À l’assaut de la transition démocratique…

Sur la démocratie locale, il fait le constat simple que le dialogue n’est pas suffisant :

« Il n’y a pas d’espace où les élus et les habitants débattent réellement de leur ville. Il n’y a que les réunions publiques où les rôles sont convenus. On a fait des choses, mais on n’a pas tout réussi. Une instance comme le conseil de développement va dans ce sens. On est souvent réduit à des luttes micro-locales, parfois à l’échelle d’une rue, comme si les citoyens n’étaient pas capable de réfléchir à l’échelle de l’agglomération. Dans mon domaine du logement, on entend ceux qui sont contre, mais jamais les 20 000 personnes sur liste d’attente dans le parc social. »

… sociale…

Sur le volet social, il en appelle à « l’humanisme rhénan » de Strasbourg, souvent invoqué à tire-larigot par les dirigeants alsaciens :

« Otto von Bismarck (chancelier allemand de à) avait comme politique que personne ne devait terminer dehors. Cela parait inimaginable aujourd’hui à l’heure où parfois 500 personnes dorment dans la rue à Strasbourg. Il faudrait qu’on soit en mesure d’au moins proposer une solution à chacun. On ne peut pas être dans des batailles institutionnelles entre les financements de l’État ou de la Ville. Et pour gérer certains espaces, on peut faire confiance à des usagers de la rue, en fixant un cadre. »

Il imagine un lieu d’expérimentation sociale, « comme auraient pu être la Coop ou la Manufacture des Tabacs ». Il prend pour exemple les Grands voisins, à Paris, où la mairie a confié un ancien hôpital pour quelques années à des associations qui ont créé un espace auto-géré et solidaire.

… et écologique

Enfin sur l’aspect écologique, il se trouve au premier rang d’un sujet polémique, qui devrait marquer la deuxième partie du mandat. À l’heure où certains quartiers s’achèvent et que d’autres chantiers débutent, il est souvent accusé de « bétonner » la ville, au rythme soutenu de 3 200 logements par an.

« Nous n’allons pas plus vite que les autres grandes villes », nuance-t-il en faisant valoir que « pour la première année, des familles sont revenues à Strasbourg. Les loyers sont stables et plus faibles que dans les autres métropoles (9,8€/m² + 0,1€ depuis 2014) », voyant ainsi les premiers fruits de cette politique.

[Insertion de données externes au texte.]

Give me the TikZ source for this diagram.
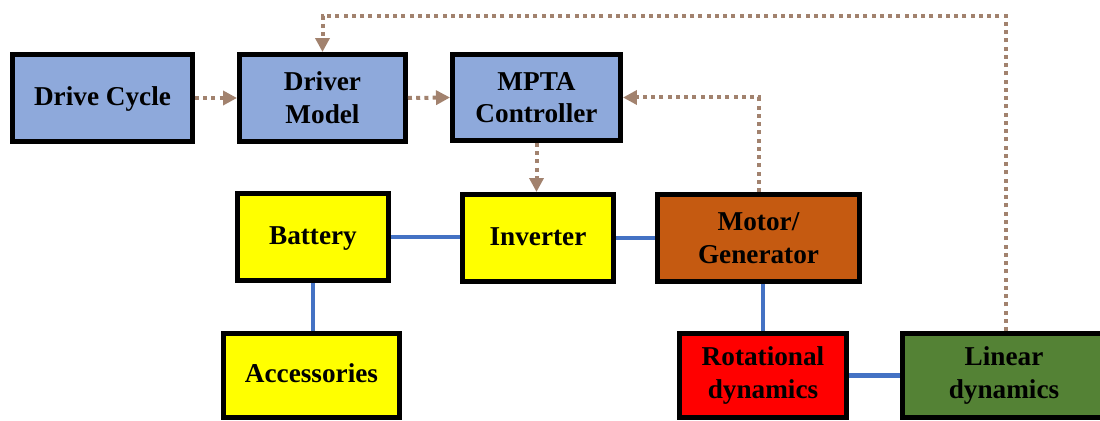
\documentclass[tikz,border=0pt]{standalone}
\usepackage{fontspec}
\setmainfont{Liberation Serif}[BoldFont={Liberation Serif Bold}]
\usetikzlibrary{arrows.meta}
\definecolor{boxblue}{HTML}{8EA9DB}
\definecolor{boxyellow}{HTML}{FFFF00}
\definecolor{boxorange}{HTML}{C55A11}
\definecolor{boxred}{HTML}{FF0000}
\definecolor{boxgreen}{HTML}{548235}
\definecolor{signal}{HTML}{A2826E}
\definecolor{power}{HTML}{4472C4}
\begin{document}
\begin{tikzpicture}[x=0.02cm,y=-0.02cm,
  block/.style={draw=black, line width=0.1cm, rectangle, inner sep=0pt,
    align=center, font=\fontsize{15.5}{18.6}\selectfont\bfseries},
  oneline/.style={text height=0.8em, text depth=0pt},
  sig/.style={draw=signal, line width=0.08cm, dash pattern=on 0.08cm off 0.085cm,
    -{Triangle[length=0.28cm,width=0.28cm]}},
  link/.style={draw=power, line width=0.09cm}]
\useasboundingbox (0,0) rectangle (1100,421);
\clip (0,0) rectangle (1100,421);

% control chain
\node[block, oneline, fill=boxblue, minimum width=3.6cm, minimum height=1.74cm] (drive) at (102.5,98) {Drive Cycle};
\node[block, fill=boxblue, minimum width=3.32cm, minimum height=1.74cm] (driver) at (322.5,98) {Driver\\Model};
\node[block, fill=boxblue, minimum width=3.36cm, minimum height=1.72cm] (mpta) at (536.5,97.5) {MPTA\\Controller};

% electrical path
\node[block, oneline, fill=boxyellow, minimum width=3.02cm, minimum height=1.74cm] (battery) at (313,237) {Battery};
\node[block, oneline, fill=boxyellow, minimum width=3.02cm, minimum height=1.74cm] (inverter) at (538,238) {Inverter};
\node[block, fill=boxorange, minimum width=4.04cm, minimum height=1.74cm] (motor) at (758.5,238) {Motor/\\Generator};
\node[block, oneline, fill=boxyellow, minimum width=3.52cm, minimum height=1.68cm] (acc) at (311.5,375.5) {Accessories};

% mechanical path
\node[block, fill=boxred, minimum width=3.34cm, minimum height=1.68cm] (rot) at (763,375.5) {Rotational\\dynamics};
\node[block, fill=boxgreen, minimum width=4.06cm, minimum height=1.68cm] (lin) at (1004,375.5) {Linear\\dynamics};

% power links
\draw[link] (battery.east) -- (battery.east -| inverter.west);
\draw[link] (inverter.east |- motor.west) -- (motor.west);
\draw[link] (battery.south) -- (battery.south |- acc.north);
\draw[link] (rot.north |- motor.south) -- (rot.north);
\draw[link] (rot.east) -- (lin.west);

% signal flow
\draw[sig] (drive.east) -- (driver.west);
\draw[sig] (driver.east) -- (mpta.west);
\draw[sig] (mpta.south) -- (mpta.south |- inverter.north);
\draw[sig] (motor.north) |- (mpta.east);
\coordinate (fbtop) at (1006,16);
\draw[sig] (fbtop |- lin.north) -- (fbtop) -| (driver.north);
\end{tikzpicture}
\end{document}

Sur ce thème, il a dû faire preuve d’un certain art de la synthèse. En deux ans et demi, il a dû élaborer le plan local d’urbanisme avec les maires de droite des environs. Une gageure quand on vient de l’aile gauche de PS et que l’on est parfois perçu comme dogmatique.

Et s’il assume sa politique volontariste, « Monsieur Logement » n’est pas contre la nature en ville :

« Nous avons de grands parcs, pas toujours connus de tous les Strasbourgeois comme ceux de la Bergerie ou du Schulmeister. Mais ce qui manque, ce sont des petites respirations dans les interstices, comme il en existe même à New York, en plus du poumon vert de Central Park. L’Esplanade a beaucoup de surfaces d’espaces verts, mais ces espaces sont fermés, gérés par une association de copropriétaires. Il y a des usages à réinventer. »

Tout le monde veut faire de la sociale-écologie

À ce stade, comme pour les autres mouvements, il est trop tôt pour dire si ce processus peut déboucher sur une liste. La sociale écologie est en tout cas très prisée. Rien qu’à Strasbourg, la Coopérative, la France insoumise veulent plus ou moins se placer sur ce credo, sans oublier les partis traditionnels (PS et EELV). Il faudra bien à un moment que tout ce petit monde se parle, au risque de se retrouver atomisé, et donc inaudible.

« Ces débats peuvent déboucher sur un lobby citoyen, qui compare les programmes », avance comme autre possibilité Syamak Agha Babaei. L’élu est en tout cas imprégné d’une intuition : « La composition du conseil municipal en 2020 sera très différente de celle d’aujourd’hui ».